In recent years much ink has been spilled to explain the ascendancy of sectarian divisions in post-2003 Iraqi state and society. Currently, explanations primarily focus on the legacy of Ba‘thist rule, the effects of the sanctions era, the failures of US policy in post-invasion Iraq, and the actions of Iraqi opposition movement. Regarding the latter, several opposition groups that returned to Iraq and rose to power following the Ba‘th’s ouster are charged with engaging in a “Shi‘i-centric state-building project.” Undergirded by feelings of collective Shi‘i persecution and social and political disenfranchisement, this form of state-craft led to the forceful mapping of Shi‘i myths and symbols onto Iraq’s post-2003 national identity and facilitated the exclusion of Iraqi Sunnis from the central levers of state power. Over time, the former exiles’ actions fostered sentiments of alienation, loss, and victimhood among Iraqi Sunnis, a development that contributed to the outbreak of sectarian violence and later, the rise of the so called “Islamic State.”

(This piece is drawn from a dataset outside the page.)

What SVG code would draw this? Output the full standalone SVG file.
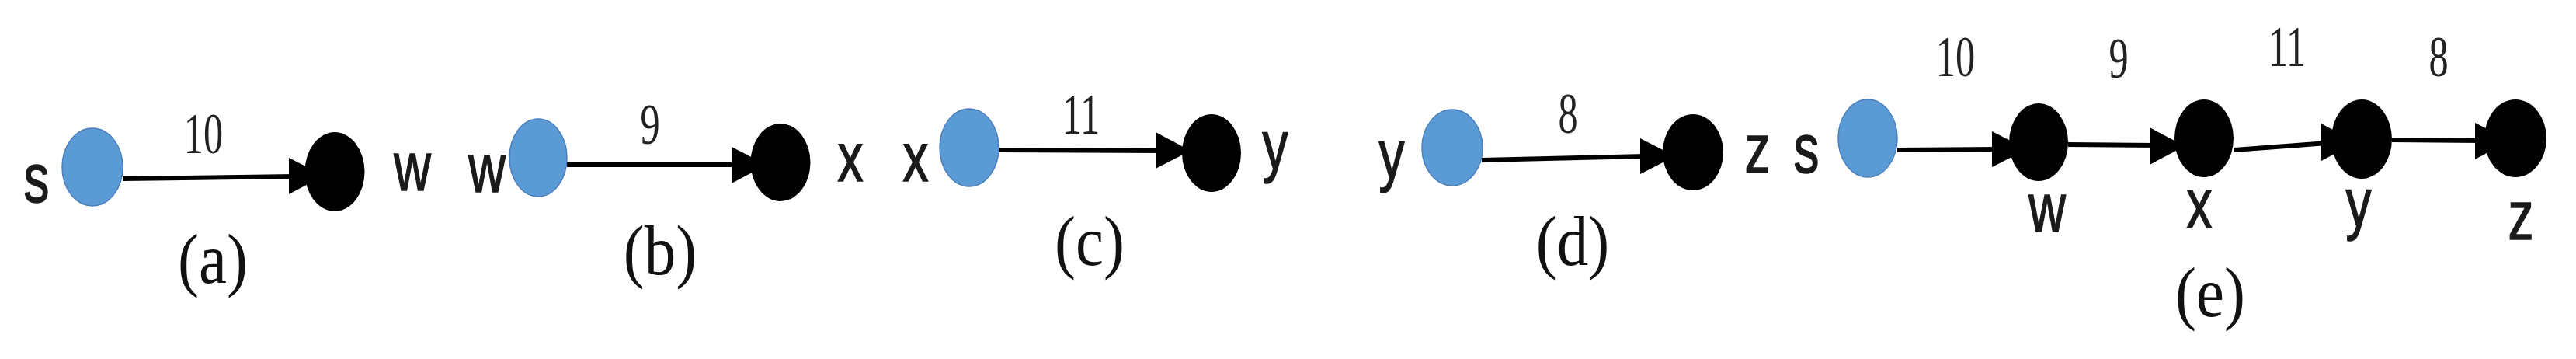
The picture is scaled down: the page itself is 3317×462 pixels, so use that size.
<svg xmlns="http://www.w3.org/2000/svg" width="3317" height="462" viewBox="0 0 3317 462">
<style>
.src{fill:#5B9BD5;stroke:#4A7EBB;stroke-width:1.5}
.dst{fill:#000}
.edge{stroke:#000;stroke-width:6;fill:none}
.head{fill:#000}
.lbl{font-family:"Liberation Sans",Arial,sans-serif;font-size:88px;fill:#1a1a1a;stroke:#1a1a1a;stroke-width:1.5;text-anchor:middle}
.num{font-family:"Liberation Serif","Times New Roman",serif;font-size:74px;fill:#222;text-anchor:middle}
.cap{font-family:"Liberation Serif","Times New Roman",serif;font-size:90px;fill:#111;text-anchor:middle}
</style>
<rect width="3317" height="462" fill="#fff"/>
<g id="connectors">
  <line class="edge" x1="158" y1="230" x2="380" y2="227"/>
  <polygon class="head" points="372,203 417,226 372,250"/>
  <line class="edge" x1="730" y1="212" x2="950" y2="212"/>
  <polygon class="head" points="942,189 987,212 942,236"/>
  <line class="edge" x1="1286" y1="193" x2="1496" y2="194"/>
  <polygon class="head" points="1488,170 1533,194 1488,217"/>
  <line class="edge" x1="1908" y1="206" x2="2119" y2="201"/>
  <polygon class="head" points="2112,178 2157,201 2112,224"/>
  <line class="edge" x1="2443" y1="193" x2="2573" y2="192"/>
  <polygon class="head" points="2565,169 2610,192 2565,215"/>
  <line class="edge" x1="2663" y1="186" x2="2776" y2="187"/>
  <polygon class="head" points="2768,164 2813,188 2768,212"/>
  <line class="edge" x1="2877" y1="193" x2="2997" y2="184"/>
  <polygon class="head" points="2989,159 3034,183 2989,207"/>
  <line class="edge" x1="3080" y1="180" x2="3195" y2="181"/>
  <polygon class="head" points="3187,158 3232,181 3187,205"/>
</g>
<g id="edge-labels">
  <text class="num" transform="translate(262,197) scale(0.68,1)">10</text>
  <text class="num" transform="translate(837,185) scale(0.68,1)">9</text>
  <text class="num" transform="translate(1392,172) scale(0.68,1)">11</text>
  <text class="num" transform="translate(2019,171) scale(0.68,1)">8</text>
  <text class="num" transform="translate(2518,98) scale(0.68,1)">10</text>
  <text class="num" transform="translate(2728,100) scale(0.68,1)">9</text>
  <text class="num" transform="translate(2945,85) scale(0.68,1)">11</text>
  <text class="num" transform="translate(3140,98) scale(0.68,1)">8</text>
</g>
<g id="a-s"><ellipse class="src" cx="119" cy="215" rx="39" ry="50"/><text class="lbl" transform="translate(47,260) scale(0.75,1)">s</text></g>
<g id="a-w"><ellipse class="dst" cx="431" cy="221" rx="38.5" ry="51"/><text class="lbl" transform="translate(531,245) scale(0.75,1)">w</text></g>
<g id="b-w"><ellipse class="src" cx="693" cy="203" rx="37" ry="50"/><text class="lbl" transform="translate(627,247) scale(0.75,1)">w</text></g>
<g id="b-x"><ellipse class="dst" cx="1005" cy="209" rx="38.5" ry="50"/><text class="lbl" transform="translate(1095,233) scale(0.75,1)">x</text></g>
<g id="c-x"><ellipse class="src" cx="1248" cy="190" rx="38" ry="50"/><text class="lbl" transform="translate(1179,233) scale(0.75,1)">x</text></g>
<g id="c-y"><ellipse class="dst" cx="1560" cy="197" rx="38" ry="50"/><text class="lbl" transform="translate(1642,217) scale(0.75,1)">y</text></g>
<g id="d-y"><ellipse class="src" cx="1870" cy="190" rx="39" ry="49"/><text class="lbl" transform="translate(1792,229) scale(0.75,1)">y</text></g>
<g id="d-z"><ellipse class="dst" cx="2180" cy="196" rx="39" ry="49"/><text class="lbl" transform="translate(2263,222) scale(0.75,1)">z</text></g>
<g id="e-s"><ellipse class="src" cx="2405" cy="178" rx="38" ry="50"/><text class="lbl" transform="translate(2326,222) scale(0.75,1)">s</text></g>
<g id="e-w"><ellipse class="dst" cx="2625" cy="183" rx="38" ry="50"/><text class="lbl" transform="translate(2636,298) scale(0.75,1)">w</text></g>
<g id="e-x"><ellipse class="dst" cx="2838" cy="178" rx="38" ry="50"/><text class="lbl" transform="translate(2832,293) scale(0.75,1)">x</text></g>
<g id="e-y"><ellipse class="dst" cx="3041" cy="179" rx="39" ry="51"/><text class="lbl" transform="translate(3037,291) scale(0.75,1)">y</text></g>
<g id="e-z"><ellipse class="dst" cx="3239" cy="178" rx="40" ry="50"/><text class="lbl" transform="translate(3246,308) scale(0.75,1)">z</text></g>
<g id="captions">
  <text class="cap" transform="translate(274,364) scale(0.9,1)">(a)</text>
  <text class="cap" transform="translate(850,353) scale(0.9,1)">(b)</text>
  <text class="cap" transform="translate(1403,341) scale(0.9,1)">(c)</text>
  <text class="cap" transform="translate(2025,341) scale(0.9,1)">(d)</text>
  <text class="cap" transform="translate(2846,407) scale(0.9,1)">(e)</text>
</g>
</svg>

While this form of statecraft was only implemented following Saddam Hussein’s ouster, its ideological roots can be found in the immediate post-Cold War era. By way of a historical analysis of the publications, statements, and actions of several key Iraqi opposition figures, chief among them being Kanan Makiya and Hassan ‘Alawi, this study traces a critical shift in the wider Iraqi opposition movement’s conceptualization of Iraqi Shi‘i identities that enabled the imagining and implementation of Iraq’s post-2003 Shi‘i-centric political order. Specifically, it will outline the process through which Iraq’s Shi‘i communities, once understood and complex and ideologically diverse, were reduced and repackaged by the Iraqi opposition movement as a monolithic socio-political unit defined by collective victimhood and feelings of political entitlement over the course of the 1990s.
Beyond demonstrating the historical roots of one of the core drivers of sectarian politics and violence witnessed in post-2003 Iraq, this paper also makes inroads into larger debates surrounding the ways in which sectarian identities acquire socio-political salience. At a time when sub-national forms of identification are rapidly gaining traction the world over, perhaps such a study is not only long overdue, but urgently needed.